Limitations: The reasoning gap on complex mathematical benchmarks suggests that arbitrary-order parallel decoding inherently limits chain-of-thought reasoning. The paper identifies this as a key future direction, proposing reinforcement learning (RL) as a potential solution (inspired by DeepSeek-R1). Additionally, current accuracy on ParaDLC-Bench (62.4% avg) is still below AR region-specific models (~69%), indicating room for improvement in multi-region disentanglement.

Conclusion

PerceptionDLM is a diffusion-based multimodal model that enables parallel region perception, generating multiple region captions in a single denoising process rather than sequentially. Built upon a strong diffusion VLM baseline (PerceptionDLM-Base), it introduces region-aware prompt embeddings and structured attention masking to enforce region-level independence while sharing global visual context. Extensive evaluations show:

PerceptionDLM-Base sets a new state-of-the-art among open-source diffusion VLMs on standard multimodal benchmarks.
PerceptionDLM achieves competitive region captioning accuracy with AR models while providing up to 3.5× throughput speedup in dense perception scenarios.
The newly constructed ParaDLC-Bench and ParaCaption-5.7M dataset provide resources for future research on efficient, parallel localized understanding.

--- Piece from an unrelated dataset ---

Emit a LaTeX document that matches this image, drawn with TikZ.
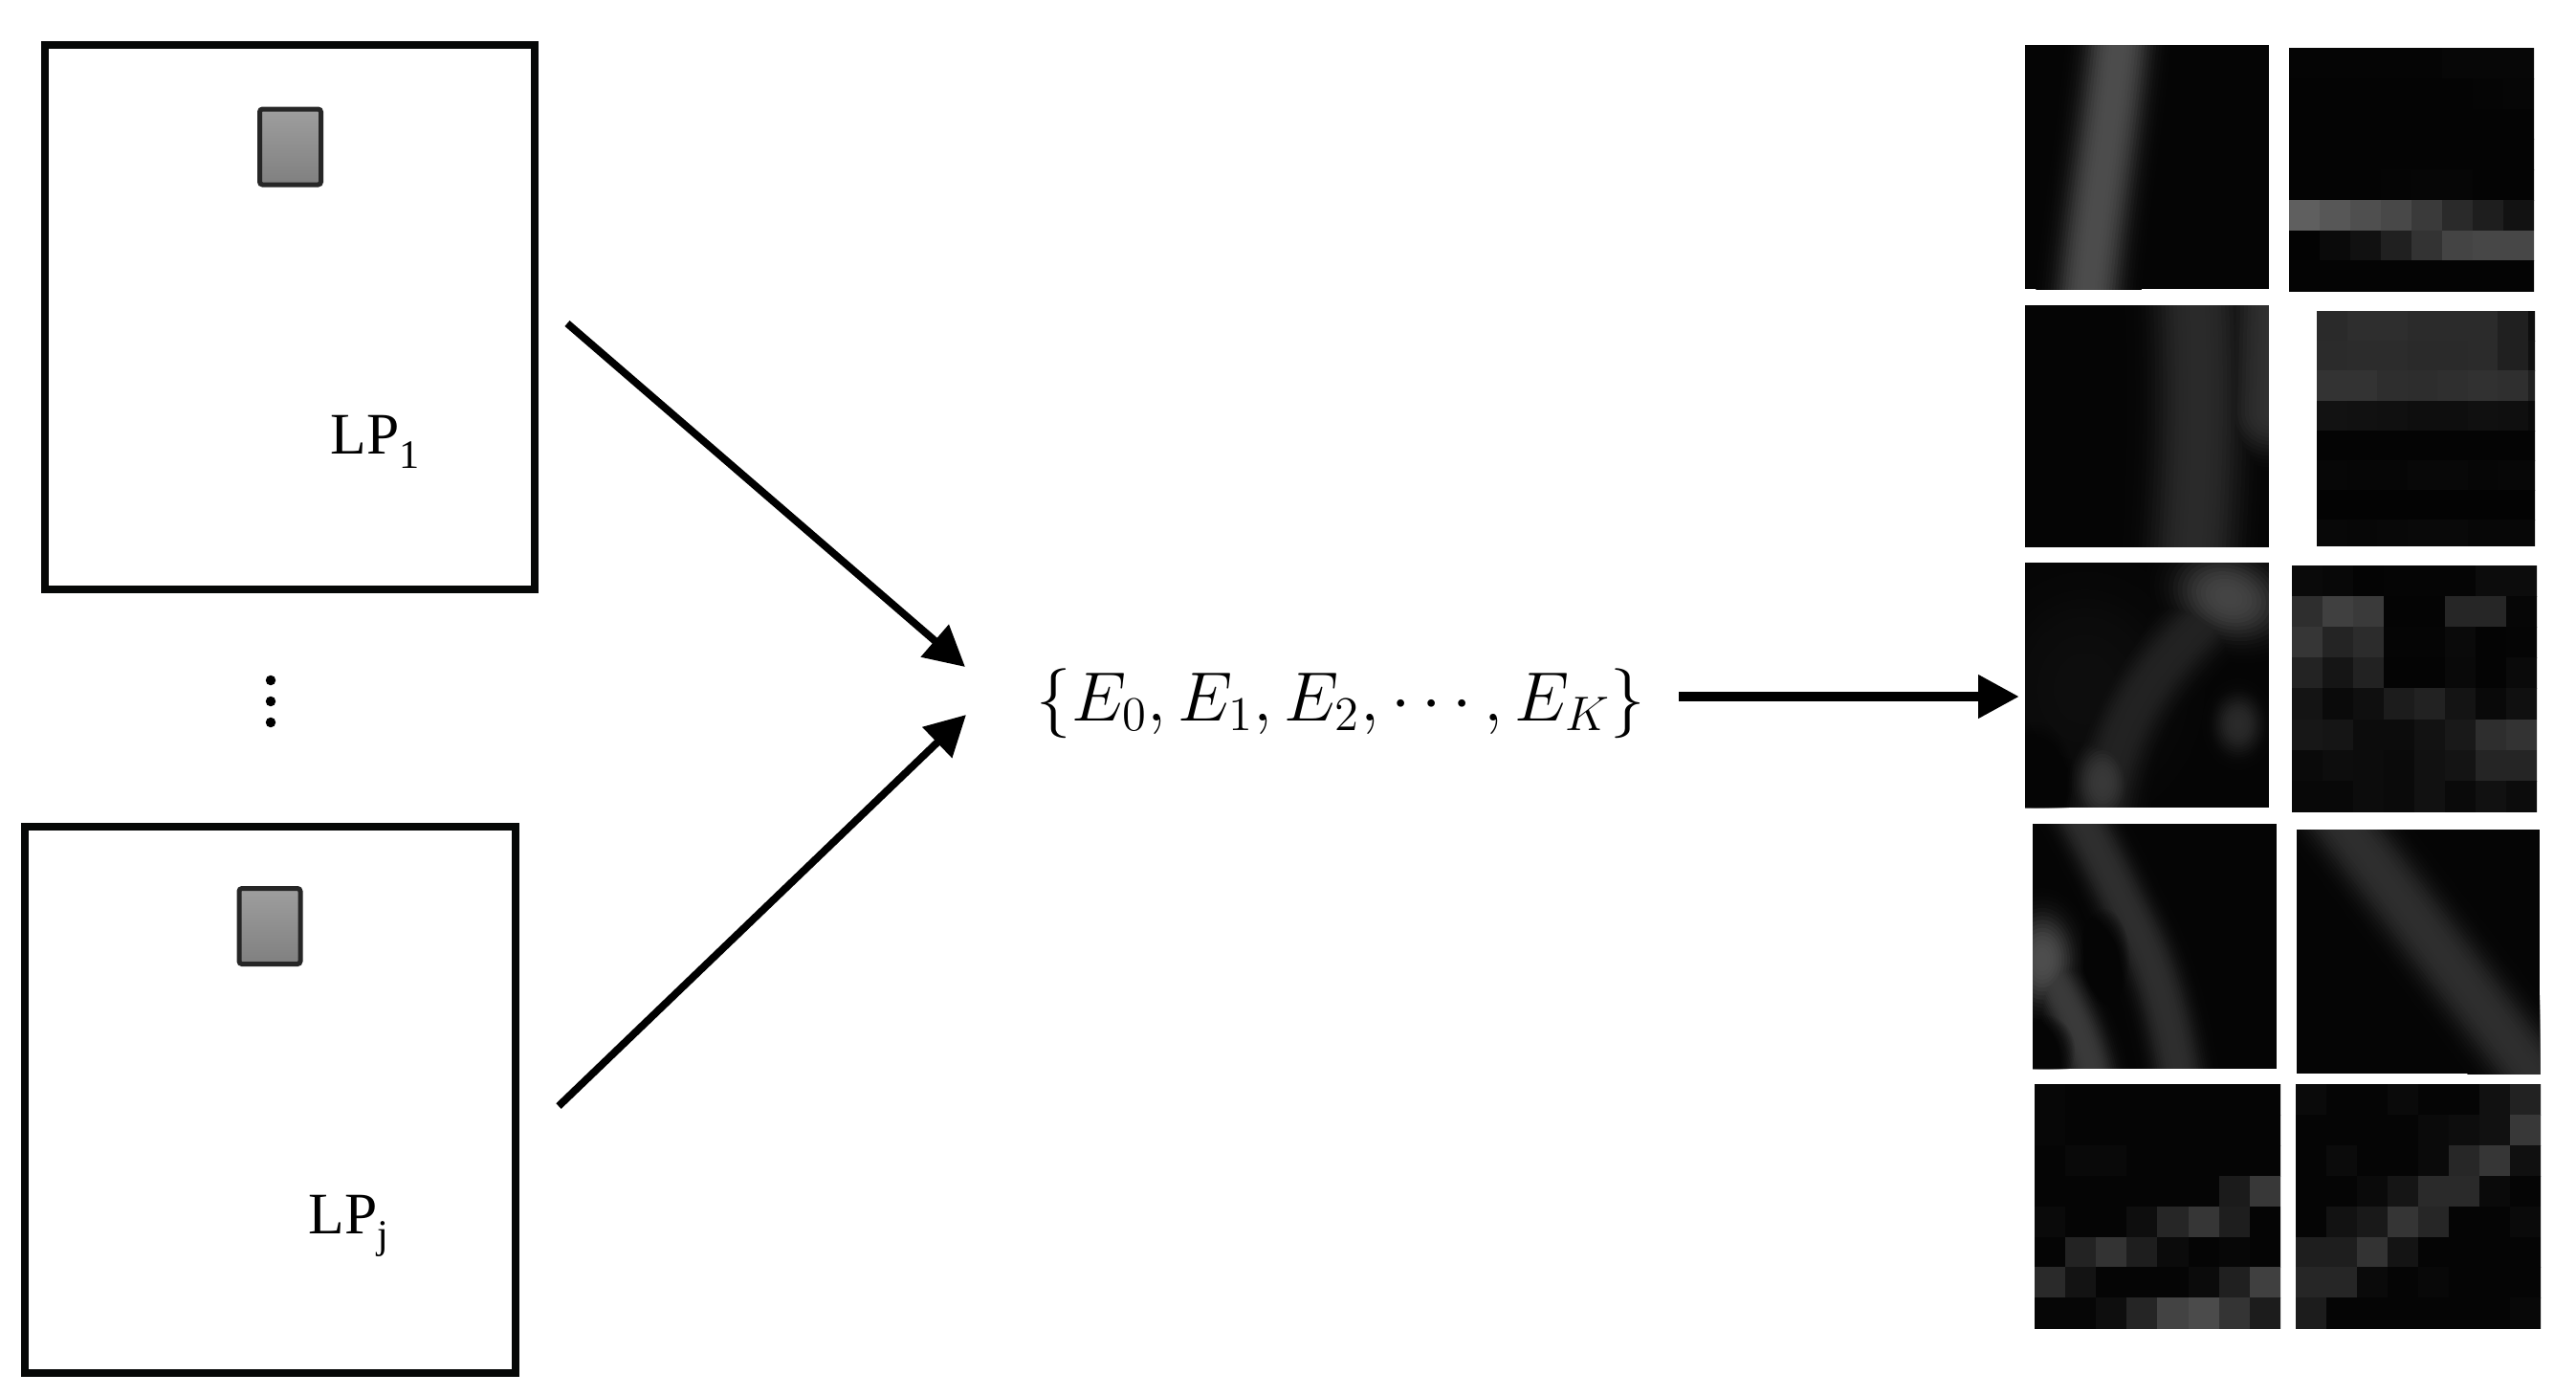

The work demonstrates that diffusion-based multimodal models are a promising direction for efficient fine-grained visual perception, moving beyond the sequential decoding bottleneck of autoregressive approaches. Future work may focus on bridging the reasoning gap through RL-based training and further improving parallel generation quality.